Compaiono anche i nomi del sindaco Giovanni Arena e dell’ex consigliere regionale Daniele Sabatini nelle carte (ben 700 pagine) dell’inchiesta sulla mafia a Viterbo nell’ambito della quale la settimana scorsa sono state arrestate tredici persone. Di loro parla, in conversazioni intercettate dagli inquirenti grazie alle microspie piazzate nella sua auto, il boss di origini calabresi Peppino Trovato.

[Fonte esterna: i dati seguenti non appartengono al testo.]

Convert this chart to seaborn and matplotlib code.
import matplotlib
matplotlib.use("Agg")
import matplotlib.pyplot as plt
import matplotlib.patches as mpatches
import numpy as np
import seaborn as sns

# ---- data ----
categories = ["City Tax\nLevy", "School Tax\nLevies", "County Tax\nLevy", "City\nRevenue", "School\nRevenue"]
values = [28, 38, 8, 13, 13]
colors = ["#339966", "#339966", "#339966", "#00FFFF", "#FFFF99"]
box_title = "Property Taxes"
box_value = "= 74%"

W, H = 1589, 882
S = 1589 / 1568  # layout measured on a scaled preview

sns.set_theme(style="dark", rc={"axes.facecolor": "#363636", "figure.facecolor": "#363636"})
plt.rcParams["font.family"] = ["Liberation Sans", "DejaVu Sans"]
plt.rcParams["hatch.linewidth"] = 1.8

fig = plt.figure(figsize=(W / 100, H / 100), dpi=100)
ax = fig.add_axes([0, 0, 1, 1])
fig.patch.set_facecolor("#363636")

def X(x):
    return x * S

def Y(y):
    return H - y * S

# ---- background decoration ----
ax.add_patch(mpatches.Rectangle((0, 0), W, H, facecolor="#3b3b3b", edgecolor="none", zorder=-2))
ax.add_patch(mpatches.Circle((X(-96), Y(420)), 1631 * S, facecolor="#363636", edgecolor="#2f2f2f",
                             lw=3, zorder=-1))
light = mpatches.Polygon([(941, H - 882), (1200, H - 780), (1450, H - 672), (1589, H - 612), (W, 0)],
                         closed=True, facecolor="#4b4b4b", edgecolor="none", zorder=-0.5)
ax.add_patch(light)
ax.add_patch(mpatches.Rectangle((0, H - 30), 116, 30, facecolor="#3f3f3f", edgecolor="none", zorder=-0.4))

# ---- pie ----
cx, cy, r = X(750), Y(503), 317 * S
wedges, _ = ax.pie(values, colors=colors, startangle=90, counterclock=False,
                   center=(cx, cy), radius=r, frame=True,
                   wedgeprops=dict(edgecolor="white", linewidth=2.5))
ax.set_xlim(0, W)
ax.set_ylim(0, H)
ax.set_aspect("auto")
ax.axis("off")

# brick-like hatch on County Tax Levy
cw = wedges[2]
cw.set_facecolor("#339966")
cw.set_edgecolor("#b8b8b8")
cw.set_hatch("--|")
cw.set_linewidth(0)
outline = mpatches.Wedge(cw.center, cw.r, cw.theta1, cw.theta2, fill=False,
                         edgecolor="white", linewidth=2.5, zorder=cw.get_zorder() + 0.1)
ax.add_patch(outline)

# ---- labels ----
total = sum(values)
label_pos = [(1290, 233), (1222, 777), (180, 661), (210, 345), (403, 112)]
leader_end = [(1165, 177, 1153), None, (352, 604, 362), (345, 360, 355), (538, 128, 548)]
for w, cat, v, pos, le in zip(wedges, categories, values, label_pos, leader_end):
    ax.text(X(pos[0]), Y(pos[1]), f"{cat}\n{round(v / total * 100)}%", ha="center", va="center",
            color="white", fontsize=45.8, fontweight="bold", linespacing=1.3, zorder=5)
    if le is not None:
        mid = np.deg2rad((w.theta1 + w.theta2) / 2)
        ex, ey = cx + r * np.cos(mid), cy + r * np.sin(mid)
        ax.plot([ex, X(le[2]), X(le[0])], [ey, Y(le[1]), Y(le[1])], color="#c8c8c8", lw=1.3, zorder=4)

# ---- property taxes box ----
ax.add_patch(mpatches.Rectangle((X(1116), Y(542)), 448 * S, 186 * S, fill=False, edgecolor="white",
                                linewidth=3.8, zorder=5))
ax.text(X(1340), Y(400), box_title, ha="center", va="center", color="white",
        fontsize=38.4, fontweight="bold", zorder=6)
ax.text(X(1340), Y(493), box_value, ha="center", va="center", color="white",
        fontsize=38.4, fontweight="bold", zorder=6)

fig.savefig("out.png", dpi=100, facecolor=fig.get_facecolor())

Il periodo di riferimento è quello delle elezioni comunali dello scorso anno. Carabinieri e Procura della Repubblica stanno indagando sulle intimidazioni all’attuale assessore all’urbanistica Claudio Ubertini. E non solo. Un giorno, quando il centrodestra si scannava per la designazione del candidato a sindaco, Trovato si trova in auto con un suo amico di Viterbo e dice che tra “Ubertini e Arena è sempre meglio Arena”, anche se “sono tutti e due dei pezzi di merda”. “Arena – aggiunge – promette ma poi non fa niente”. A parlare di Sabatini è invece l’amico di Trovato. Lo definisce un “bravo ragazzo”, in ogni caso, risponde il boss, “ci penseremo noi a farli ragionare”. Chi verrà eletto in Comune dovrà dunque fare i conti con l’organizzazione criminale, nelle intenzioni del calabrese, che, nella sua smania di grandezza, vuole addomesticare forze dell’ordine e classe politica. Le elezioni amministrative del 2018 non potevano dunque sfuggire ai componenti del clan, che cercano di entrare in tutti i posti chiave della città per imporre le loro leggi.
La circostanza, al di là degli aspetti giudiziari veri e propri, la dice lunga sulle capacità della classe politica viterbese, che mentre si scanna in campagna elettorale, mostrando uno spettacolo indegno all’opinione pubblica di tutta la provincia, palesando tutta la sua debolezza, non è in grado di leggere la realtà. Non è capace di vedere i problemi che attraversano la società che dicono e pretendono di rappresentare. Ma tant’è.
Per quanto riguarda Ubertini, va invece detto che l’attuale assessore all’urbanistica conosceva Trovato in quanto frequentava il bar di Luigi Forieri in via Genova (dove ha lo studio da commercialista). Trovato lo riteneva una sorte di concorrente. In particolare, credeva che “Lallo” gestisse, tramite la copertura di altre persone, alcuni negozi di compro oro. Di un altro invece teneva la contabilità e il calabrese ne era a conoscenza.
Trovato, scrivono gli inquirenti, riteneva che Ubertini abusasse “delle funzioni politiche e delle sue conoscenze per sollecitare controlli amministrativi nei confronti dei compro oro da lui gestiti e di avere interessi economici diretti, camuffati attraverso persone di fiducia, in attività di compro oro concorrenziali”.